Rows
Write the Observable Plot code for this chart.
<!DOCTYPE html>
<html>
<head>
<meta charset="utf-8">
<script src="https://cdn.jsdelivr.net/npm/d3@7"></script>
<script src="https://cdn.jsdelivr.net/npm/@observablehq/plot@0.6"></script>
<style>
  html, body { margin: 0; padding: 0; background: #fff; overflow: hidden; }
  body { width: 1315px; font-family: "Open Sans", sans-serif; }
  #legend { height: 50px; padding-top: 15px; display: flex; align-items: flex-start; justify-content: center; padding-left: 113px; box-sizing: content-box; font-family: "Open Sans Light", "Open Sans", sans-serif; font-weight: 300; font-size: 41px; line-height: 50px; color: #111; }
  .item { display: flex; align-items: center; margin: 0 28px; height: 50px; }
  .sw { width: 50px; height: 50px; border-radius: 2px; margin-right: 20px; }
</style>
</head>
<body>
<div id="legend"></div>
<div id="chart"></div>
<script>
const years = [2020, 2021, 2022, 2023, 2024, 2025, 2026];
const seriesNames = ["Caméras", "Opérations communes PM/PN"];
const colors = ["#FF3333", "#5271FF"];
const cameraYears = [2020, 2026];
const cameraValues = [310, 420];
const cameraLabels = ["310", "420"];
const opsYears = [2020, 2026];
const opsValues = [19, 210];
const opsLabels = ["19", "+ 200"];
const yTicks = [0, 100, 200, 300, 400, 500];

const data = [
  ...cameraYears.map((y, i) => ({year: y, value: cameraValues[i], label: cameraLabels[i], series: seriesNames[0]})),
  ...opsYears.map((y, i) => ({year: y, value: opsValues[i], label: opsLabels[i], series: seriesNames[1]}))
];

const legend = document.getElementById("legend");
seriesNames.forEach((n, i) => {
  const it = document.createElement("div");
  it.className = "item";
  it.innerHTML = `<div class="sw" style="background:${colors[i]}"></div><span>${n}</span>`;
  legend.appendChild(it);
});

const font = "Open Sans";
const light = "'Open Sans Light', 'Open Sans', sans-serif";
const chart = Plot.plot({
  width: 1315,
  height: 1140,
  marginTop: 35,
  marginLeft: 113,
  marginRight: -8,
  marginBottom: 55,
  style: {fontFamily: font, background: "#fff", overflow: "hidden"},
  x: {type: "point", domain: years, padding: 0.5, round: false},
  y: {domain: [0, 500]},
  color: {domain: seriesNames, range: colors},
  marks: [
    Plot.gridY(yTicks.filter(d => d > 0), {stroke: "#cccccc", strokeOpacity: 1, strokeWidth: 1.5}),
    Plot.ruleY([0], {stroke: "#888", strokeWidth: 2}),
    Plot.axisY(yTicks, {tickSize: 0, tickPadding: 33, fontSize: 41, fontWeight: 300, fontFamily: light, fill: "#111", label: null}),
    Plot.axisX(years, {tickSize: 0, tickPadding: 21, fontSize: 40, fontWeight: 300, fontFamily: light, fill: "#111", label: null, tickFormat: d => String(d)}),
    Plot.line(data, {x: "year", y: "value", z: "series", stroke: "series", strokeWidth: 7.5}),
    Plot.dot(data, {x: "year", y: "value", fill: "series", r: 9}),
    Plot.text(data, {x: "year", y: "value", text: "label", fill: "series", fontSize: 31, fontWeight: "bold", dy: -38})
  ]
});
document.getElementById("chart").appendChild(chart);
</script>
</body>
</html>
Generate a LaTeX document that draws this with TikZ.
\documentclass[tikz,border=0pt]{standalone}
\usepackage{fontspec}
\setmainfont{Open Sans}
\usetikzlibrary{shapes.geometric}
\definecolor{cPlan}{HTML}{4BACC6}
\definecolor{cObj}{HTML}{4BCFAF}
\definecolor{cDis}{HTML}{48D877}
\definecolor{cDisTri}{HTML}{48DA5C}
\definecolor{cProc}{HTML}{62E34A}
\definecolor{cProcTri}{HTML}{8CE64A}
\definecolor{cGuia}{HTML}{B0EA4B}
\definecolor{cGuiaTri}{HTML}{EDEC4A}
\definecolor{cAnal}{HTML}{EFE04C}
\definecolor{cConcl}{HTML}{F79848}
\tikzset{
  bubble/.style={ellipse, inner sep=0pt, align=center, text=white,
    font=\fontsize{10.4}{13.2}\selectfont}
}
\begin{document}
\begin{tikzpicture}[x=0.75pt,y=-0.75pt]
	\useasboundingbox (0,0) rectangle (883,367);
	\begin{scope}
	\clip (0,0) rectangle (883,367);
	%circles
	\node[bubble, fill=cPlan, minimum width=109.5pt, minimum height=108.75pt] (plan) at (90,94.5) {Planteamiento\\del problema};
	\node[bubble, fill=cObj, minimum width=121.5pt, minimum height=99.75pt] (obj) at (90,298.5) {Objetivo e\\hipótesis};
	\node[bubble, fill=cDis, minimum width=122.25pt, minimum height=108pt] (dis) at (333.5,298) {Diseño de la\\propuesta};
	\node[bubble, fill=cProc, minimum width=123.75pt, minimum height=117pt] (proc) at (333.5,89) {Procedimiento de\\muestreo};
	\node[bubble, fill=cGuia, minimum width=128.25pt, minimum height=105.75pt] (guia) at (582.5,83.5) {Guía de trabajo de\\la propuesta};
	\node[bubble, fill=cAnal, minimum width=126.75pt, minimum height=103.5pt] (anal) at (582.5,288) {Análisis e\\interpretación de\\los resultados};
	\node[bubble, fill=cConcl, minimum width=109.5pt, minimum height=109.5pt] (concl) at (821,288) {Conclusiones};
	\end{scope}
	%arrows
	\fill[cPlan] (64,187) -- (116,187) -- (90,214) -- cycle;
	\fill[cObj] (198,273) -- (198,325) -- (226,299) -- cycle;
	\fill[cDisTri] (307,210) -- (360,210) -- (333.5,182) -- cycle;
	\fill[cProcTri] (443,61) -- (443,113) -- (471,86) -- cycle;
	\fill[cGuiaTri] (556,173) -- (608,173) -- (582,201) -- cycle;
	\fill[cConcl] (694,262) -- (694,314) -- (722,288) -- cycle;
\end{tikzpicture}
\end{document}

Aim of the exercise
Gather all lines with the string "chart" from the data.

Solved problem
Write the Observable Plot code for this chart.
<div id="chart"></div>
const chart = Plot.plot({
document.getElementById("chart").appendChild(chart);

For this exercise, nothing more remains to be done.